■ Task instructions ■
Give an exact transcription of every line, dropping the images.

■ Recorded data ■
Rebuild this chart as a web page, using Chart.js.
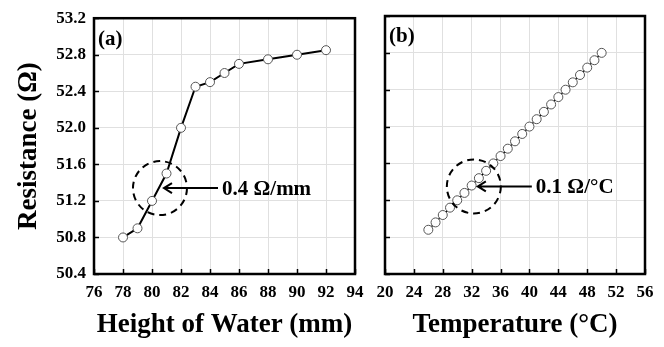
<!DOCTYPE html>
<html>
<head>
<meta charset="utf-8">
<script src="https://cdn.jsdelivr.net/npm/chart.js@4/dist/chart.umd.min.js"></script>
<style>
  html, body { margin: 0; padding: 0; background: #fff; }
  #wrap { position: relative; width: 664px; height: 347px; overflow: hidden; }
  .pane { position: absolute; top: 0; }
</style>
</head>
<body>
<div id="wrap">
  <canvas id="chartA" class="pane" style="left:0" width="380" height="347"></canvas>
  <canvas id="chartB" class="pane" style="left:340px" width="324" height="347"></canvas>
</div>
<script>
// panel (a): resistance vs height of water
const heightMm = [78, 79, 80, 81, 82, 83, 84, 85, 86, 88, 90, 92];
const resistanceA = [50.8, 50.9, 51.2, 51.5, 52.0, 52.45, 52.5, 52.6, 52.7, 52.75, 52.8, 52.85];

// panel (b): resistance vs temperature
const temperatureC = [26, 27, 28, 29, 30, 31, 32, 33, 34, 35, 36, 37, 38, 39, 40, 41, 42, 43, 44, 45, 46, 47, 48, 49, 50];
const resistanceB = [50.88, 50.96, 51.04, 51.12, 51.2, 51.28, 51.36, 51.44, 51.52, 51.6, 51.68, 51.76, 51.84,
  51.92, 52.0, 52.08, 52.16, 52.24, 52.32, 52.4, 52.48, 52.56, 52.64, 52.72, 52.8];

// tick labels
const heightTicks = [76, 78, 80, 82, 84, 86, 88, 90, 92, 94];
const tempTicks = [20, 24, 28, 32, 36, 40, 44, 48, 52, 56];
const resistanceTicks = [50.4, 50.8, 51.2, 51.6, 52.0, 52.4, 52.8, 53.2];

const SERIF = '"Liberation Serif", "DejaVu Serif", serif';

// frame, inward ticks, panel letter, dashed circle + arrow note
const framePlugin = {
  id: 'frame',
  afterDraw(chart, args, opts) {
    const { ctx, chartArea: a, scales } = chart;
    ctx.save();
    ctx.strokeStyle = '#000';
    ctx.lineWidth = 1.5;
    scales.x.ticks.forEach(t => {
      const px = Math.round(scales.x.getPixelForValue(t.value)) + 0.5;
      ctx.beginPath(); ctx.moveTo(px, a.bottom); ctx.lineTo(px, a.bottom - 5); ctx.stroke();
    });
    scales.y.ticks.forEach(t => {
      const py = Math.round(scales.y.getPixelForValue(t.value)) + 0.5;
      ctx.beginPath(); ctx.moveTo(a.left, py); ctx.lineTo(a.left + 5, py); ctx.stroke();
    });
    ctx.lineWidth = 2.5;
    ctx.strokeRect(a.left, a.top, a.right - a.left, a.bottom - a.top);

    ctx.fillStyle = '#000';
    ctx.font = 'bold 21px ' + SERIF;
    ctx.textBaseline = 'middle';
    ctx.textAlign = 'left';
    ctx.fillText(opts.label, a.left + 4, a.top + 21);

    // note
    const cx = scales.x.getPixelForValue(opts.noteX);
    const cy = scales.y.getPixelForValue(opts.noteY);
    ctx.lineWidth = 2;
    ctx.setLineDash([7, 5]);
    ctx.beginPath(); ctx.arc(cx, cy, 27, 0, Math.PI * 2); ctx.stroke();
    ctx.setLineDash([]);
    ctx.beginPath();
    ctx.moveTo(cx + 4, cy); ctx.lineTo(cx + 58, cy);
    ctx.moveTo(cx + 12, cy - 5); ctx.lineTo(cx + 4, cy); ctx.lineTo(cx + 12, cy + 5);
    ctx.stroke();
    ctx.fillText(opts.noteText, cx + 62, cy + 1);
    ctx.restore();
  }
};

function makeChart(id, xs, ys, xTicks, xMin, xMax, xTitle, opts) {
  return new Chart(document.getElementById(id), {
    type: 'line',
    data: {
      datasets: [{
        data: xs.map((x, i) => ({ x: x, y: ys[i] })),
        borderColor: '#000',
        borderWidth: opts.lineWidth,
        pointRadius: 4.5,
        pointBackgroundColor: '#fff',
        pointBorderColor: '#555',
        pointBorderWidth: 1,
        tension: 0
      }]
    },
    options: {
      responsive: false,
      animation: false,
      layout: { padding: { top: 16, right: opts.padRight, left: 0, bottom: 0 } },
      plugins: {
        legend: { display: false },
        tooltip: { enabled: false },
        frame: opts
      },
      scales: {
        x: {
          type: 'linear',
          min: xMin,
          max: xMax,
          afterBuildTicks: s => { s.ticks = xTicks.map(v => ({ value: v })); },
          afterFit: s => { s.height = 73; },
          grid: { color: '#e0e0e0', lineWidth: 1, drawTicks: false },
          border: { display: false },
          ticks: {
            color: '#000',
            padding: 8,
            maxRotation: 0,
            font: { family: SERIF, size: 17, weight: 'bold' }
          },
          title: {
            display: true,
            text: xTitle,
            color: '#000',
            padding: { top: 0, bottom: 6 },
            font: { family: SERIF, size: 27, weight: 'bold' }
          }
        },
        y: {
          min: 50.4,
          max: 53.2,
          afterBuildTicks: s => { s.ticks = resistanceTicks.map(v => ({ value: v })); },
          afterFit: s => { s.width = opts.yWidth; },
          grid: { color: '#e0e0e0', lineWidth: 1, drawTicks: false },
          border: { display: false },
          ticks: {
            display: opts.showY,
            color: '#000',
            padding: 8,
            callback: v => v.toFixed(1),
            font: { family: SERIF, size: 17, weight: 'bold' }
          },
          title: {
            display: opts.showY,
            text: 'Resistance (Ω)',
            color: '#000',
            padding: { top: 13, bottom: 0 },
            font: { family: SERIF, size: 27, weight: 'bold' }
          }
        }
      }
    },
    plugins: [framePlugin]
  });
}

makeChart('chartA', heightMm, resistanceA, heightTicks, 76, 94, 'Height of Water (mm)', {
  label: '(a)', noteText: '0.4 Ω/mm', noteX: 80.55, noteY: 51.34,
  lineWidth: 2, padRight: 25, yWidth: 94, showY: true
});

makeChart('chartB', temperatureC, resistanceB, tempTicks, 20, 56, 'Temperature (°C)', {
  label: '(b)', noteText: '0.1 Ω/°C', noteX: 32.3, noteY: 51.35,
  lineWidth: 1.5, padRight: 19, yWidth: 45, showY: false
});
</script>
</body>
</html>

■ Task output ■
Rebuild this chart as a web page, using Chart.js.
<!DOCTYPE html>
<html>
<head>
<meta charset="utf-8">
<script src="https://cdn.jsdelivr.net/npm/chart.js@4/dist/chart.umd.min.js"></script>
<style>
  html, body { margin: 0; padding: 0; background: #fff; }
  #wrap { position: relative; width: 664px; height: 347px; overflow: hidden; }
  .pane { position: absolute; top: 0; }
</style>
</head>
<body>
<div id="wrap">
  <canvas id="chartA" class="pane" style="left:0" width="380" height="347"></canvas>
  <canvas id="chartB" class="pane" style="left:340px" width="324" height="347"></canvas>
</div>
<script>
// panel (a): resistance vs height of water
const heightMm = [78, 79, 80, 81, 82, 83, 84, 85, 86, 88, 90, 92];
const resistanceA = [50.8, 50.9, 51.2, 51.5, 52.0, 52.45, 52.5, 52.6, 52.7, 52.75, 52.8, 52.85];

// panel (b): resistance vs temperature
const temperatureC = [26, 27, 28, 29, 30, 31, 32, 33, 34, 35, 36, 37, 38, 39, 40, 41, 42, 43, 44, 45, 46, 47, 48, 49, 50];
const resistanceB = [50.88, 50.96, 51.04, 51.12, 51.2, 51.28, 51.36, 51.44, 51.52, 51.6, 51.68, 51.76, 51.84,
  51.92, 52.0, 52.08, 52.16, 52.24, 52.32, 52.4, 52.48, 52.56, 52.64, 52.72, 52.8];

// tick labels
const heightTicks = [76, 78, 80, 82, 84, 86, 88, 90, 92, 94];
const tempTicks = [20, 24, 28, 32, 36, 40, 44, 48, 52, 56];
const resistanceTicks = [50.4, 50.8, 51.2, 51.6, 52.0, 52.4, 52.8, 53.2];

const SERIF = '"Liberation Serif", "DejaVu Serif", serif';

// frame, inward ticks, panel letter, dashed circle + arrow note
const framePlugin = {
  id: 'frame',
  afterDraw(chart, args, opts) {
    const { ctx, chartArea: a, scales } = chart;
    ctx.save();
    ctx.strokeStyle = '#000';
    ctx.lineWidth = 1.5;
    scales.x.ticks.forEach(t => {
      const px = Math.round(scales.x.getPixelForValue(t.value)) + 0.5;
      ctx.beginPath(); ctx.moveTo(px, a.bottom); ctx.lineTo(px, a.bottom - 5); ctx.stroke();
    });
    scales.y.ticks.forEach(t => {
      const py = Math.round(scales.y.getPixelForValue(t.value)) + 0.5;
      ctx.beginPath(); ctx.moveTo(a.left, py); ctx.lineTo(a.left + 5, py); ctx.stroke();
    });
    ctx.lineWidth = 2.5;
    ctx.strokeRect(a.left, a.top, a.right - a.left, a.bottom - a.top);

    ctx.fillStyle = '#000';
    ctx.font = 'bold 21px ' + SERIF;
    ctx.textBaseline = 'middle';
    ctx.textAlign = 'left';
    ctx.fillText(opts.label, a.left + 4, a.top + 21);

    // note
    const cx = scales.x.getPixelForValue(opts.noteX);
    const cy = scales.y.getPixelForValue(opts.noteY);
    ctx.lineWidth = 2;
    ctx.setLineDash([7, 5]);
    ctx.beginPath(); ctx.arc(cx, cy, 27, 0, Math.PI * 2); ctx.stroke();
    ctx.setLineDash([]);
    ctx.beginPath();
    ctx.moveTo(cx + 4, cy); ctx.lineTo(cx + 58, cy);
    ctx.moveTo(cx + 12, cy - 5); ctx.lineTo(cx + 4, cy); ctx.lineTo(cx + 12, cy + 5);
    ctx.stroke();
    ctx.fillText(opts.noteText, cx + 62, cy + 1);
    ctx.restore();
  }
};

function makeChart(id, xs, ys, xTicks, xMin, xMax, xTitle, opts) {
  return new Chart(document.getElementById(id), {
    type: 'line',
    data: {
      datasets: [{
        data: xs.map((x, i) => ({ x: x, y: ys[i] })),
        borderColor: '#000',
        borderWidth: opts.lineWidth,
        pointRadius: 4.5,
        pointBackgroundColor: '#fff',
        pointBorderColor: '#555',
        pointBorderWidth: 1,
        tension: 0
      }]
    },
    options: {
      responsive: false,
      animation: false,
      layout: { padding: { top: 16, right: opts.padRight, left: 0, bottom: 0 } },
      plugins: {
        legend: { display: false },
        tooltip: { enabled: false },
        frame: opts
      },
      scales: {
        x: {
          type: 'linear',
          min: xMin,
          max: xMax,
          afterBuildTicks: s => { s.ticks = xTicks.map(v => ({ value: v })); },
          afterFit: s => { s.height = 73; },
          grid: { color: '#e0e0e0', lineWidth: 1, drawTicks: false },
          border: { display: false },
          ticks: {
            color: '#000',
            padding: 8,
            maxRotation: 0,
            font: { family: SERIF, size: 17, weight: 'bold' }
          },
          title: {
            display: true,
            text: xTitle,
            color: '#000',
            padding: { top: 0, bottom: 6 },
            font: { family: SERIF, size: 27, weight: 'bold' }
          }
        },
        y: {
          min: 50.4,
          max: 53.2,
          afterBuildTicks: s => { s.ticks = resistanceTicks.map(v => ({ value: v })); },
          afterFit: s => { s.width = opts.yWidth; },
          grid: { color: '#e0e0e0', lineWidth: 1, drawTicks: false },
          border: { display: false },
          ticks: {
            display: opts.showY,
            color: '#000',
            padding: 8,
            callback: v => v.toFixed(1),
            font: { family: SERIF, size: 17, weight: 'bold' }
          },
          title: {
            display: opts.showY,
            text: 'Resistance (Ω)',
            color: '#000',
            padding: { top: 13, bottom: 0 },
            font: { family: SERIF, size: 27, weight: 'bold' }
          }
        }
      }
    },
    plugins: [framePlugin]
  });
}

makeChart('chartA', heightMm, resistanceA, heightTicks, 76, 94, 'Height of Water (mm)', {
  label: '(a)', noteText: '0.4 Ω/mm', noteX: 80.55, noteY: 51.34,
  lineWidth: 2, padRight: 25, yWidth: 94, showY: true
});

makeChart('chartB', temperatureC, resistanceB, tempTicks, 20, 56, 'Temperature (°C)', {
  label: '(b)', noteText: '0.1 Ω/°C', noteX: 32.3, noteY: 51.35,
  lineWidth: 1.5, padRight: 19, yWidth: 45, showY: false
});
</script>
</body>
</html>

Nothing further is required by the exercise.